Invero, “il controllo di legittimità, invece, concerne il rapporto tra motivazione e decisione, e non già il rapporto tra prova e decisione; sicché il ricorso per cassazione che devolva il vizio di motivazione, per essere valutato ammissibile, deve rivolgere le censure nei confronti della motivazione posta a fondamento della decisione, non già nei confronti della valutazione probatoria sottesa, che, in quanto riservata al giudice di merito, è estranea al perimetro cognitivo e valutativo della Corte di cassazione, alla quale, pertanto, è preclusa la possibilità di una nuova valutazione delle risultanze acquisite, da contrapporre a quella effettuata dal giudice di merito, attraverso una diversa lettura, sia pure anch’essa logica, dei dati processuali o una diversa ricostruzione storica dei fatti o un diverso giudizio di rilevanza o comunque di attendibilità delle fonti di prova”.

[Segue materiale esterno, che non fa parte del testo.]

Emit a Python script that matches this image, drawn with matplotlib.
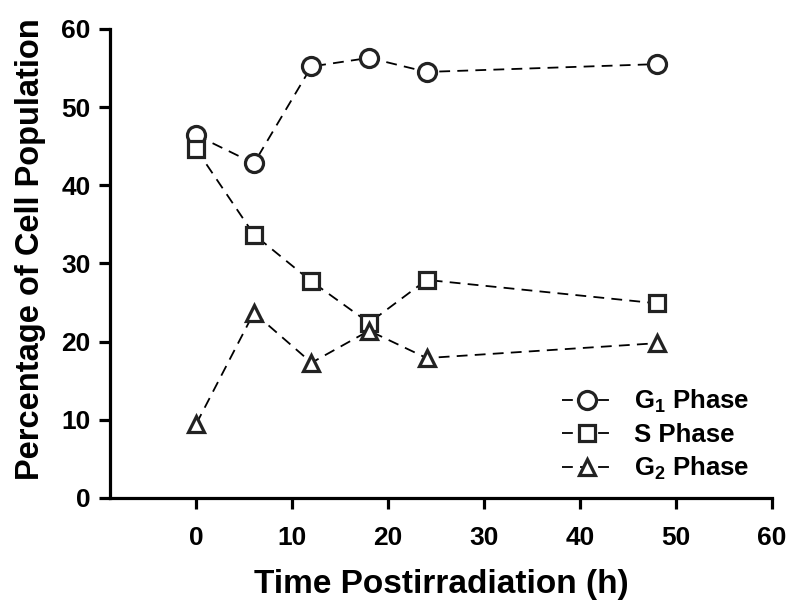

Inoltre – e qui risiede il fascino della pronuncia – la S.C., in poche battute, offre degli spunti di riflessione che, nella loro linearità e semplicità, permettono di comprendere integralmente in cosa si articoli il criterio dell’univocità degli atti ex art. 56 c.p.
Analizzando la sentenza di merito che ha condannato l’imputato per il delitto di tentata rapina, emergono chiaramente i fatti che hanno consentito, con motivazione immune da vizi, di ritenere proprio oltrepassata quella sottile linea di confine tra gli atti preparatori penalmente rilevanti e quelli che, invece, ancora non consentono di ritenere integrato un tentativo punibile.
In dettaglio, dal giudizio era emerso che:
- l’imputato era stato sorpreso aggirarsi sospetto nei pressi dell’ufficio postale;
- l’imputato e uno dei suoi complici erano armati di pistola;
- le intercettazioni telefoniche avevano consentito di individuare con dovizia di particolari l’accurata progettazione del delitto.
Dunque, sebbene la tentata rapina si fosse arrestata allo stadio degli atti preparatori, per le Corti di merito gli atti preparatori descritti erano comunque connotati “dai necessari requisiti di univocità e idoneità”.
Tale asserzione – che è indubbiamente fedele ai principi di offensività e materialità – trova radicato fondamento nella giurisprudenza di legittimità per cui “In tema di delitto tentato, anche gli atti preparatori possono integrare gli estremi del tentativo punibile, purché univoci, ossia rivelatori, per il contesto nel quale si inseriscono e per la loro natura ed essenza, secondo le norme di esperienza e l’“id quod plerumque accidit”, del fine perseguito dall’agente” (tra le tante, v. Cass. pen., Sez. VI, 18 ottobre 2023, n. 46796).
La decisione contribuisce a comporre quel mosaico costituito dalla casistica che permette all’interprete – e alla dottrina – di saggiare costantemente l’indirizzo della giurisprudenza di legittimità rispetto a una materia (gli atti preparatori nel delitto tentato) che non sempre è di agile applicazione nei fatti concreti che vengono sottoposti all’Autorità giudiziaria.
In altre parole, sia consentito il tenore colloquiale delle conclusioni, queste sentenze “ci piacciono” perché in poche righe e con un esempio limpido coadiuvano nel dissipare eventuali dubbi interpretativi.